Hagerty had already arrived and was sitting in the hallway under the white marble statue of a long-dead Victorian benefactor of the hospital, staring gloomily at the vast brass plaque which bore the names of other citizens who had given the hospital money.
‘Morning, Guv.’ He got lugubriously to his feet. ‘I was just thinking, pity we don’t run hospitals the way they used to, with people giving money out of the goodness of their hearts instead of us having to nag the bloody Government all the time to look after the NHS. Oh, sorry, doc. No criticism of you or Old East meant, of course.’
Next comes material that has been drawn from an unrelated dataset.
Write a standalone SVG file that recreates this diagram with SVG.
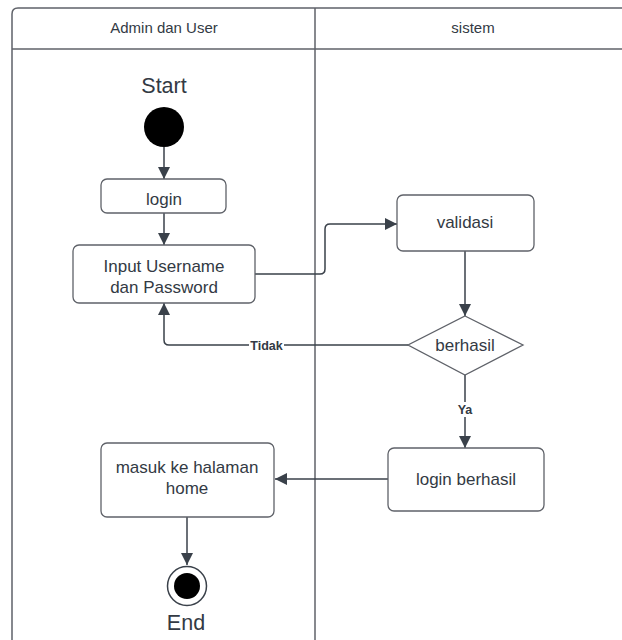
<svg xmlns="http://www.w3.org/2000/svg" width="622" height="640" viewBox="0 0 622 640">
<defs>
<style>
.lane{fill:none;stroke:#5f6269;stroke-width:1.5}
.box{fill:#fff;stroke:#5f6269;stroke-width:1.3}
.t{font-family:"Liberation Sans",Arial,sans-serif;font-size:17px;fill:#333a44;text-anchor:middle}
.big{font-size:21.5px}
.hd{font-size:15px}
.lbl{font-family:"Liberation Sans",Arial,sans-serif;font-size:12.5px;font-weight:bold;fill:#333a44;text-anchor:middle}
.c{fill:none;stroke:#3a414a;stroke-width:1.5}
</style>
<marker id="ah" markerWidth="12" markerHeight="12" viewBox="0 0 12 12" refX="12" refY="6" orient="auto" markerUnits="userSpaceOnUse">
<path d="M0,0 L12,6 L0,12 z" fill="#3a414a"/>
</marker>
</defs>
<rect width="622" height="640" fill="#fff"/>
<g id="swimlanes">
<path class="lane" d="M12,650 L12,14 Q12,8 18,8 L630,8"/>
<line class="lane" x1="12" y1="49" x2="630" y2="49"/>
<line class="lane" x1="315" y1="8" x2="315" y2="650"/>
<text class="t hd" x="164" y="33">Admin dan User</text>
<text class="t hd" x="473" y="33">sistem</text>
</g>
<g id="connectors">
<line class="c" x1="164" y1="147" x2="164" y2="179" marker-end="url(#ah)"/>
<line class="c" x1="164" y1="213" x2="164" y2="245" marker-end="url(#ah)"/>
<path class="c" d="M255,274 L320,274 Q325,274 325,269 L325,229 Q325,224 330,224 L397,224" marker-end="url(#ah)"/>
<line class="c" x1="465" y1="251" x2="465" y2="316" marker-end="url(#ah)"/>
<path class="c" d="M408,345 L169,345 Q164,345 164,340 L164,303" marker-end="url(#ah)"/>
<line class="c" x1="465" y1="375" x2="465" y2="448" marker-end="url(#ah)"/>
<line class="c" x1="388" y1="479" x2="275" y2="479" marker-end="url(#ah)"/>
<line class="c" x1="187" y1="517" x2="187" y2="565" marker-end="url(#ah)"/>
<rect x="249" y="338" width="35" height="14" fill="#fff"/>
<text class="lbl" x="266.5" y="349.5">Tidak</text>
<rect x="455" y="402" width="20" height="15" fill="#fff"/>
<text class="lbl" x="465" y="414">Ya</text>
</g>
<g id="start">
<text class="t big" x="164" y="93">Start</text>
<circle cx="164" cy="127" r="20" fill="#000"/>
</g>
<g id="login">
<rect class="box" x="101" y="179" width="125" height="34" rx="6"/>
<text class="t" x="164" y="205">login</text>
</g>
<g id="input">
<rect class="box" x="73" y="245" width="182" height="58" rx="6"/>
<text class="t" x="164" y="272">Input Username</text>
<text class="t" x="164" y="293">dan Password</text>
</g>
<g id="validasi">
<rect class="box" x="397" y="195" width="137" height="56" rx="6"/>
<text class="t" x="465" y="228">validasi</text>
</g>
<g id="berhasil">
<polygon class="box" points="465,316 523,345 465,375 408,345"/>
<text class="t" x="465" y="351">berhasil</text>
</g>
<g id="loginBerhasil">
<rect class="box" x="388" y="448" width="156" height="63" rx="6"/>
<text class="t" x="466" y="485">login berhasil</text>
</g>
<g id="masuk">
<rect class="box" x="101" y="443" width="173" height="74" rx="6"/>
<text class="t" x="187" y="473">masuk ke halaman</text>
<text class="t" x="187" y="494">home</text>
</g>
<g id="end">
<circle cx="187" cy="586" r="19.5" fill="#fff" stroke="#3a414a" stroke-width="1.5"/>
<circle cx="187" cy="586" r="13" fill="#000"/>
<text class="t big" x="186" y="630">End</text>
</g>
</svg>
‘What do you mean, of course?’ she said. ‘Of course you were criticizing us, and you’ve got a point. Old East is cruddy, falling down around our ears. Not like this, all shiny and well polished.’ She looked around at the thickly beeswaxed parquet floor and fresh paint. ‘But it’s what we do in the old buildings that matters most, not what they look like. And I can tell you, buster, from bitter American experience, it’s better to be sick in the UK than the US. Disease doesn’t put you on the breadline here the way it does some people at home.’